▸ **What the task requires**: Transcribe each line of the records below exactly, excluding any embedded images.

▸ **Saved entries**:
— start —
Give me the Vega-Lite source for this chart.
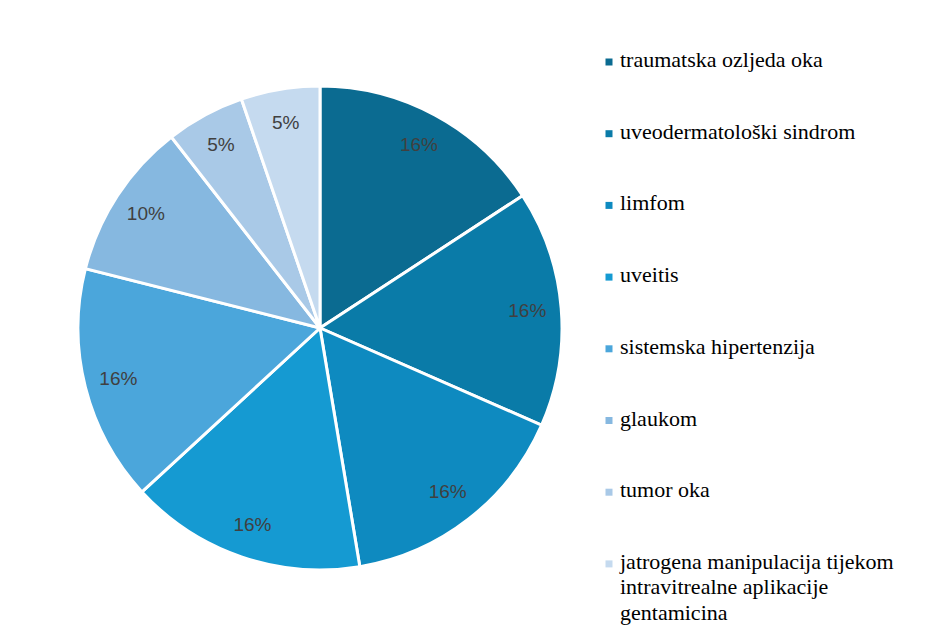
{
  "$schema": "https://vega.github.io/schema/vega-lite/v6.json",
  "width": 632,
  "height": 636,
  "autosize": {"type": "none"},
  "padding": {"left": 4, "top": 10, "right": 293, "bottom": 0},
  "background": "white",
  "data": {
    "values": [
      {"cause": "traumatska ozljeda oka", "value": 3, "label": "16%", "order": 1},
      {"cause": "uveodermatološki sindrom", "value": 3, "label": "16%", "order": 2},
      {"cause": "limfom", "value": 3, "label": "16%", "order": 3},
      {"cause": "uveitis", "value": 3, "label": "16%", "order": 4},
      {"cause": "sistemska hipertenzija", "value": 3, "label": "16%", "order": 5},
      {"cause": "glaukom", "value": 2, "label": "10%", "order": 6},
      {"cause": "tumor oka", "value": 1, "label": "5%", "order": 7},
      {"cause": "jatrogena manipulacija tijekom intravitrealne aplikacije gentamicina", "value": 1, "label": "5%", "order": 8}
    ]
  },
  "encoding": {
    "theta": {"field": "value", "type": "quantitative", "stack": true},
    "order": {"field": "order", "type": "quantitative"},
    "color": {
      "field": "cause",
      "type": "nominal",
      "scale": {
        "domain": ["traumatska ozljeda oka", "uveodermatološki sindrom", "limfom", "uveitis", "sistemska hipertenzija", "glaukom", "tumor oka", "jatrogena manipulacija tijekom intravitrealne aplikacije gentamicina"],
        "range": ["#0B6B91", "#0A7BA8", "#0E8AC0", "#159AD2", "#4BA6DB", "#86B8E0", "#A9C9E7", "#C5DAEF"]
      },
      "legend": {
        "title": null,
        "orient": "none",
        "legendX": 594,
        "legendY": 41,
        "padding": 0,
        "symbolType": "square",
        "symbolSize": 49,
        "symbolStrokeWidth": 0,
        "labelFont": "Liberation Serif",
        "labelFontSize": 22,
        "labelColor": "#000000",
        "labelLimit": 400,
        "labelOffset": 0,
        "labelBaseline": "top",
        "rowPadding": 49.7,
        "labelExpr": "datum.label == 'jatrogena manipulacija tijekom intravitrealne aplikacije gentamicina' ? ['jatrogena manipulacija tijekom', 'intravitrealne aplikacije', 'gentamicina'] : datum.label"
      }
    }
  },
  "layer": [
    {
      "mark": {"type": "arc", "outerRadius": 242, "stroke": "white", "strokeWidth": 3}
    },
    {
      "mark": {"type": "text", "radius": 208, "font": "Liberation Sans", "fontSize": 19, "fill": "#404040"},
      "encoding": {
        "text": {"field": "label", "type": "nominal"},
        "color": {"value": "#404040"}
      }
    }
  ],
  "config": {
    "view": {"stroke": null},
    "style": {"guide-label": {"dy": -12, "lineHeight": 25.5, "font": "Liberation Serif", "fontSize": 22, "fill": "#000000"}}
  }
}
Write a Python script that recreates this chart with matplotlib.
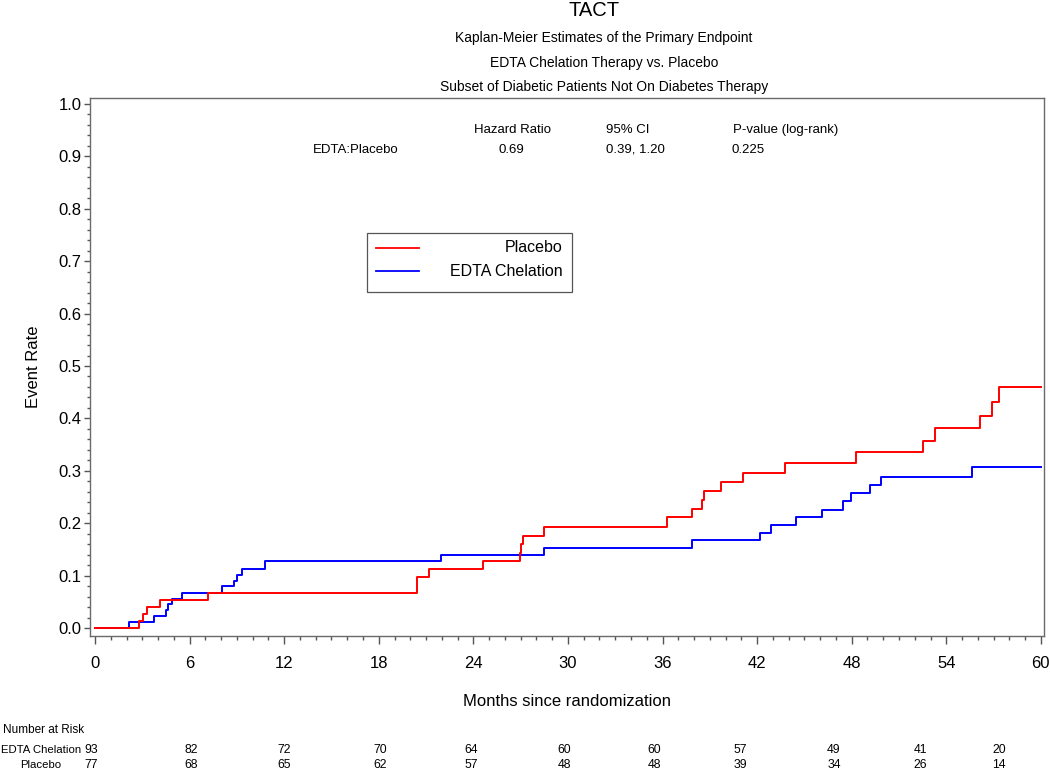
— end —
▸ **Answer to the exercise**:
Give me the Vega-Lite source for this chart.
{
  "$schema": "https://vega.github.io/schema/vega-lite/v6.json",
  "width": 632,
  "height": 636,
  "autosize": {"type": "none"},
  "padding": {"left": 4, "top": 10, "right": 293, "bottom": 0},
  "background": "white",
  "data": {
    "values": [
      {"cause": "traumatska ozljeda oka", "value": 3, "label": "16%", "order": 1},
      {"cause": "uveodermatološki sindrom", "value": 3, "label": "16%", "order": 2},
      {"cause": "limfom", "value": 3, "label": "16%", "order": 3},
      {"cause": "uveitis", "value": 3, "label": "16%", "order": 4},
      {"cause": "sistemska hipertenzija", "value": 3, "label": "16%", "order": 5},
      {"cause": "glaukom", "value": 2, "label": "10%", "order": 6},
      {"cause": "tumor oka", "value": 1, "label": "5%", "order": 7},
      {"cause": "jatrogena manipulacija tijekom intravitrealne aplikacije gentamicina", "value": 1, "label": "5%", "order": 8}
    ]
  },
  "encoding": {
    "theta": {"field": "value", "type": "quantitative", "stack": true},
    "order": {"field": "order", "type": "quantitative"},
    "color": {
      "field": "cause",
      "type": "nominal",
      "scale": {
        "domain": ["traumatska ozljeda oka", "uveodermatološki sindrom", "limfom", "uveitis", "sistemska hipertenzija", "glaukom", "tumor oka", "jatrogena manipulacija tijekom intravitrealne aplikacije gentamicina"],
        "range": ["#0B6B91", "#0A7BA8", "#0E8AC0", "#159AD2", "#4BA6DB", "#86B8E0", "#A9C9E7", "#C5DAEF"]
      },
      "legend": {
        "title": null,
        "orient": "none",
        "legendX": 594,
        "legendY": 41,
        "padding": 0,
        "symbolType": "square",
        "symbolSize": 49,
        "symbolStrokeWidth": 0,
        "labelFont": "Liberation Serif",
        "labelFontSize": 22,
        "labelColor": "#000000",
        "labelLimit": 400,
        "labelOffset": 0,
        "labelBaseline": "top",
        "rowPadding": 49.7,
        "labelExpr": "datum.label == 'jatrogena manipulacija tijekom intravitrealne aplikacije gentamicina' ? ['jatrogena manipulacija tijekom', 'intravitrealne aplikacije', 'gentamicina'] : datum.label"
      }
    }
  },
  "layer": [
    {
      "mark": {"type": "arc", "outerRadius": 242, "stroke": "white", "strokeWidth": 3}
    },
    {
      "mark": {"type": "text", "radius": 208, "font": "Liberation Sans", "fontSize": 19, "fill": "#404040"},
      "encoding": {
        "text": {"field": "label", "type": "nominal"},
        "color": {"value": "#404040"}
      }
    }
  ],
  "config": {
    "view": {"stroke": null},
    "style": {"guide-label": {"dy": -12, "lineHeight": 25.5, "font": "Liberation Serif", "fontSize": 22, "fill": "#000000"}}
  }
}
Write a Python script that recreates this chart with matplotlib.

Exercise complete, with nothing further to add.